Bachir Diop looked down the District’s H Street corridor at the clusters of large wooden barricades, orange mesh tape and warning signs that dominate the streetscape, evidence of the 12 blocks of construction that have closed or crippled more than a hundred businesses and properties in four years and made way for new investors to acquire property at tax sales.

“It’s devastating,” said Diop, owner of property on H Street.

Diop is among a coalition of minority-owned businesses and property owners who claim that many longtime daytime establishments have folded due to four years of disruptive construction on the H Street corridor. Many have suffered up to 100 percent loss of revenue due to customer access being impeded by road blocks, barricades, parking restrictions and zealous parking enforcement, they said.

“The construction on H Street was more devastating to my business than the crack epidemic in the ‘80s,” said Jerry Goldkind, owner of a men’s clothing store in the 900 block of H St.

Adding insult to injury, coalition members claim, tax assessments have risen as much as 350 percent in three years, forcing many businesses to end up in government tax sales.

“If the minority-owned businesses are losing 75 percent of its customers due to the construction, why would the government increase the tax rate except to push us out of business?” asked Pam Johnson, 49, a property owner.

David Umansky, public information officer for the Office of Tax and Revenue (OTR), confirmed that in 2009, there were 50 commercial and residential properties along the H Street Corridor that went to tax sale and 56 properties in 2010. However, he disagreed that taxes should not have increased.

“The recent tax increase was justified where property improvements are causing the sales prices of the properties to rise. By law, assessments are driven by recent sales.
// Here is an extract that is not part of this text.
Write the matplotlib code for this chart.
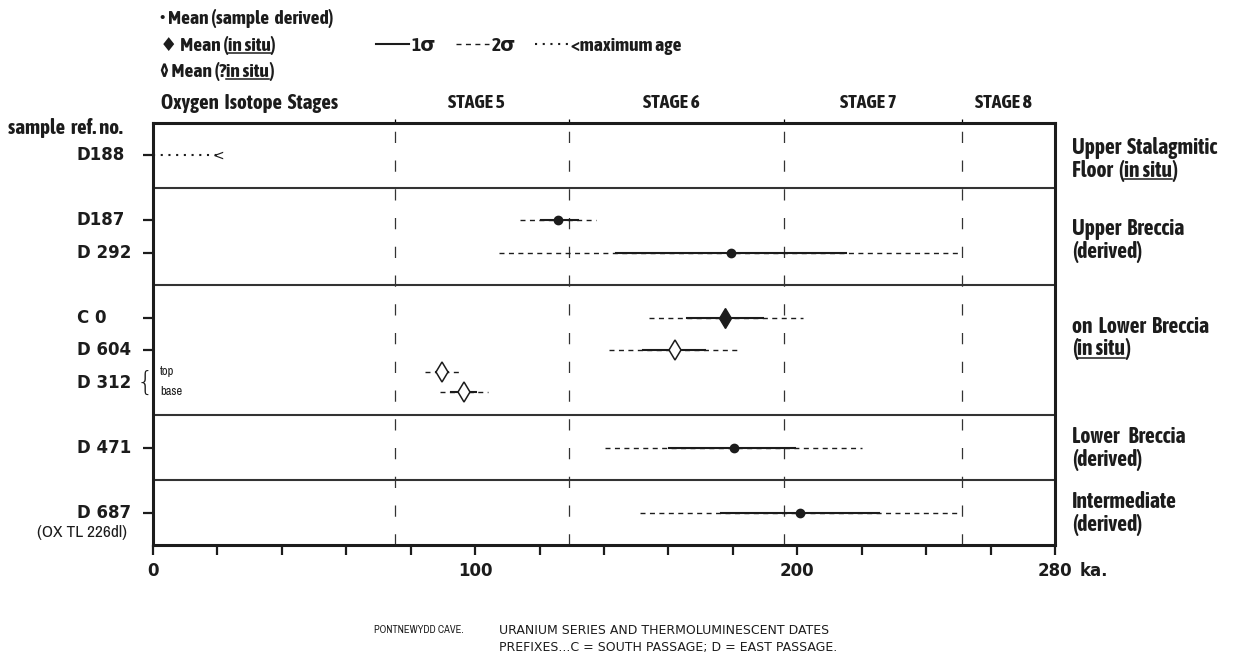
import matplotlib
matplotlib.use('Agg')
import matplotlib.pyplot as plt
import matplotlib.transforms as mtransforms
from matplotlib import font_manager as fm
from matplotlib.lines import Line2D

# sample labels on the left and the rows they sit on
sample_labels = ['D188', 'D187', 'D 292', 'C 0', 'D 604', 'D 312', 'D 471', 'D 687']
label_rows = [1, 3, 4, 6, 7, 8, 10, 12]

# dated points (ka)
point_rows = [3, 4, 6, 7, 7.68, 8.28, 10, 12]
mean = [125.7, 179.4, 177.7, 161.9, 89.6, 96.4, 180.4, 200.8]
s1_lo = [120.5, 143.8, 165.7, 152.0, 88.0, 92.6, 160.2, 176.3]
s1_hi = [131.9, 215.1, 189.3, 171.2, 91.5, 100.4, 199.4, 225.5]
s2_lo = [113.8, 107.4, 153.9, 141.7, 84.3, 89.0, 140.4, 151.1]
s2_hi = [137.6, 250.8, 201.7, 182.0, 95.2, 104.0, 220.2, 250.8]
kind = ['derived', 'derived', 'in situ', '?in situ', '?in situ', '?in situ', 'derived', 'derived']

# D188 maximum age
max_row = 1
max_age = 22

# oxygen isotope stage boundaries
stage_bounds = [75, 129, 196, 251, 280]
stage_names = ['STAGE 5', 'STAGE 6', 'STAGE 7', 'STAGE 8']

# horizontal unit separators and the unit names on the right
unit_bounds = [2, 5, 9, 11]
unit_labels = [
    (1.1, [[('Upper  Stalagmitic', False)], [('Floor  (', False), ('in situ', True), (')', False)]]),
    (3.6, [[('Upper  Breccia', False)], [('(derived)', False)]]),
    (6.6, [[('on  Lower  Breccia', False)], [('(', False), ('in situ', True), (')', False)]]),
    (10.0, [[('Lower   Breccia', False)], [('(derived)', False)]]),
    (12.0, [[('Intermediate', False)], [('(derived)', False)]]),
]

xtick_vals = list(range(0, 281, 20))
xtick_text = {0: '0', 100: '100', 200: '200', 280: '280'}

INK = '#1c1c1c'
plt.rcParams['font.family'] = ['DejaVu Sans']
plt.rcParams['text.color'] = INK


def weight_of(f):
    w = f.weight
    return fm.weight_dict.get(w, 400) if isinstance(w, str) else w


# condensed faces: a regular one for the small print, a bold one for the headings if any
ttf = fm.fontManager.ttflist
narrow = [f for f in ttf if 'Narrow' in f.name or 'Condensed' in f.name]
reg_names = sorted({f.name for f in narrow})
bold_names = sorted({f.name for f in narrow if weight_of(f) >= 600})

if reg_names:
    THIN = dict(family=[reg_names[0], 'DejaVu Sans'])
    fs_thin = dict(small=9, ox=12.5, cave=7.5)
else:
    THIN = dict(family=['DejaVu Sans'])
    fs_thin = dict(small=7.5, ox=9.5, cave=8)

if bold_names:
    BOLD = dict(family=[bold_names[0], 'DejaVu Sans'], fontweight='bold')
    fs = dict(unit=15.5, legend=14, head=15, stage=14, ref=15, sig=14)
else:
    BOLD = dict(family=['DejaVu Sans'], fontweight='bold')
    fs = dict(unit=12, legend=11.5, head=11.5, stage=11, ref=10.5, sig=11.5)

W, H = 1258, 657
fig = plt.figure(figsize=(W / 100, H / 100), dpi=100)
ax = fig.add_axes([153 / W, 1 - 545 / H, (1055 - 153) / W, (545 - 123) / H])
ax.set_xlim(0, 280)
ax.set_ylim(13, 0)
blend = mtransforms.blended_transform_factory(fig.transFigure, ax.transData)

for s in ax.spines.values():
    s.set_linewidth(2.2)
    s.set_color(INK)

ax.set_xticks(xtick_vals)
ax.set_xticklabels([xtick_text.get(t, '') for t in xtick_vals], fontsize=12, fontweight='bold')
ax.tick_params(axis='x', direction='out', length=7, width=1.6, pad=5, colors=INK)
ax.set_xticks(stage_bounds[:-1], minor=True)
ax.tick_params(axis='x', which='minor', bottom=False, top=True, direction='out', length=3, width=0.9)
ax.set_yticks([r for r, l in zip(label_rows, sample_labels) if l != 'D 312'])
ax.set_yticklabels([])
ax.tick_params(axis='y', direction='out', length=7, width=1.6, colors=INK)
fig.text(1080 / W, 1 - 571 / H, 'ka.', fontsize=12, fontweight='bold', va='center')

for yb in unit_bounds:
    ax.axhline(yb, color='#333333', lw=1.5)
for xb in stage_bounds[:-1]:
    ax.axvline(xb, color='#333333', lw=0.9, ls=(0, (9, 14)))

for name, a, b in zip(stage_names, stage_bounds[:-1], stage_bounds[1:]):
    ax.text((a + b) / 2 - 1.5, -0.62, name, ha='center', va='center', fontsize=fs['stage'], **BOLD)
ax.text(2.5, -0.62, 'Oxygen  Isotope  Stages', ha='left', va='center', fontsize=fs['head'], **BOLD)

# error bars and means
for r, m, a1, b1, a2, b2, k in zip(point_rows, mean, s1_lo, s1_hi, s2_lo, s2_hi, kind):
    ax.plot([a2, b2], [r, r], color=INK, lw=1.0, ls=(0, (3.6, 3.2)))
    ax.plot([a1, b1], [r, r], color=INK, lw=1.5)
    if k == 'derived':
        ax.plot(m, r, 'o', ms=6, color=INK)
    elif k == 'in situ':
        ax.plot(m, r, 'd', ms=10, color=INK)
    else:
        ax.plot(m, r, 'd', ms=10, mfc='white', mec=INK, mew=1.1)

ax.plot([0, max_age - 1.8], [max_row, max_row], color=INK, lw=1.5, ls=(0, (1, 2.7)))
ax.text(max_age, max_row, '<', ha='right', va='center', fontsize=10)

# left labels
fig.text(8 / W, 1 - 128 / H, 'sample  ref. no.', fontsize=fs['ref'], va='center', **BOLD)
for lab, r in zip(sample_labels, label_rows):
    fig.text(77 / W, r, lab, transform=blend, ha='left', va='center', fontsize=12, fontweight='bold')
fig.text(37 / W, 12.62, '(OX TL 226dl)', transform=blend, ha='left', va='center', fontsize=fs_thin['ox'],
         **THIN)
fig.text(153 / W, 7.98, '{', transform=blend, ha='right', va='center', fontsize=19, fontweight='light')
ax.text(2.2, 7.65, 'top', va='center', ha='left', fontsize=fs_thin['small'], **THIN)
ax.text(2.2, 8.27, 'base', va='center', ha='left', fontsize=fs_thin['small'], **THIN)

# text pieces chained along one baseline, some underlined
underlined = []


def chain(x, y, parts, transform, **kw):
    prev = fig.text(x, y, parts[0][0], transform=transform, va='baseline', ha='left', **kw)
    if parts[0][1]:
        underlined.append(prev)
    for s, u in parts[1:]:
        prev = ax.annotate(s, xy=(1, 0), xycoords=prev, va='bottom', ha='left',
                           annotation_clip=False, **kw)
        if u:
            underlined.append(prev)


for yc, lines in unit_labels:
    chain(1072 / W, yc - 0.35 + 0.21, lines[0], blend, fontsize=fs['unit'], **BOLD)
    chain(1072 / W, yc + 0.35 + 0.21, lines[1], blend, fontsize=fs['unit'], **BOLD)

# legend
lkw = dict(fontsize=fs['legend'], **BOLD)
chain(160 / W, 1 - 24 / H, [('\u2022 Mean (sample  derived)', False)], fig.transFigure, **lkw)
chain(160 / W, 1 - 51 / H, [('\u2666 Mean (', False), ('in situ', True), (')', False)], fig.transFigure, **lkw)
chain(160 / W, 1 - 77 / H, [('\u25ca Mean (?', False), ('in situ', True), (')', False)], fig.transFigure, **lkw)

handles = [Line2D([], [], color=INK, lw=1.5),
           Line2D([], [], color=INK, lw=1.0, ls=(0, (3.6, 3.2))),
           Line2D([], [], color=INK, lw=1.5, ls=(0, (1, 2.7)))]
fig.legend(handles, ['1\u03c3', '2\u03c3', '<maximum age'], loc='center left',
           bbox_to_anchor=(368 / W, 1 - 46 / H), ncol=3, frameon=False, handlelength=1.7,
           handletextpad=0.15, columnspacing=1.0,
           prop=dict(weight='bold', size=fs['sig'], family=BOLD['family']), borderaxespad=0)

# caption
fig.text(374 / W, 1 - 630 / H, 'PONTNEWYDD CAVE.', fontsize=fs_thin['cave'], va='center', **THIN)
fig.text(499 / W, 1 - 630 / H, 'URANIUM SERIES AND THERMOLUMINESCENT DATES', fontsize=9, va='center')
fig.text(499 / W, 1 - 648 / H, 'PREFIXES...C = SOUTH PASSAGE; D = EAST PASSAGE.', fontsize=9, va='center')

fig.canvas.draw()
rend = fig.canvas.get_renderer()
for t in underlined:
    bb = t.get_window_extent(rend)
    yl = (bb.y0 + 2.5) / H
    fig.add_artist(Line2D([bb.x0 / W, bb.x1 / W], [yl, yl], transform=fig.transFigure, color=INK, lw=1.1))

fig.savefig('out.png', dpi=100, facecolor='white')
When average sale prices increase, our assessments also increase,” said Umansky. “A property tax deferral program was in place for the first-half 2010 billing which allowed property owners, upon application, to delay paying first-half 2010 taxes until the end of the tax year.”

The coalition said the government is treating the situation as if the businesses affected are making money to pay taxes. “The tax deferment referenced was ineffective due to the administrator and intended beneficiaries not understanding it or not aware of its existence,” Johnson said.

“We are not solely disputing the drastic increase in property taxes over the last three years, but the indisputable fact that taxes were increased between 200-350 percent during a four-year government-sponsored construction project, which has harmed the businesses along the H Street Corridor,” he added. “The negative ramification from the onslaught of a debilitating construction project—coupled with exorbitant taxes—is the direct cause of many of the properties along the H Street Corridor being on OTR’s tax sale list and, unfortunately, several are in foreclosure court or have been foreclosed on.”

Johnson continued, “Why hasn’t the CFO raised a red flag with the mayor, Councilman Wells or DDOT? Why hasn’t the CFO done an economic impact study to address this problem? The mere fact that more than a fourth of the properties along the H St. Corridor have been consecutively listed on OTR’s tax sale should be alarming to the CFO,” said Johnson.

The coalition proposed solutions for merchants and property owners impacted by the construction to include:
• Tax abatement from inception to completion of the streetcar project
• Maintain property taxes at pre-construction rate
• Create a property tax deduction for H Street properties comparable to the Homestead deduction
• Use tax increment financing funds to retroactively provide tax relief in the form of grants or against future tax payments
• Offer government-sponsored, no-interest loans on the assessed property value payable through property taxes
• Immediately disburse Streetscape survival funds

But the group said most council members refused to meet with them to discuss their ongoing concerns and recommendations.

The AFRO also contacted Councilmembers Harry Thomas (D-Ward 5), chairman of the Committee of Economic Development; Michael Brown (I-At Large), chair of the Committee on Workforce Development and Jack Evans (D-Ward 2) chair of the Committee of Finance. Each refused to respond and referred all questions to Councilman Wells (D-Ward 6).

“We truly believe that Councilman Tommy Wells and other members of the council are knowingly and unknowingly facilitating the forced exodus of minority-owned H Street businesses to accelerate gentrification of the area,” said Johnson.

A spokesman from Wells’ office denied the allegations and claimed the councilmember has reached out to the minority property owners.

“We have reviewed the complaints of these property owners and we have tried to help them on a case-by-case basis,” said Charles Allen, public information officer for Councilman Wells.

In the following e-mailed statement, Wells said in addition to tax deferments, the Council approved a 2008 bill that reduced property taxes on businesses valued at $3 million and less and approved $700,000 in direct assistance funds that are currently awaiting implementation by the mayor’s office.

Wells also pointed to the project’s community-wide benefits.

“Over the last several years, the District has invested millions of dollars in the H Street NE corridor – $50 million in streetscape renovation, replacing and widening sidewalks, replacing curbs, improving the street’s infrastructure, replacing aging utility lines and rebuilding the entire roadway; in addition to over $1 million in neighborhood investment funds and grants for façade improvements,” he said.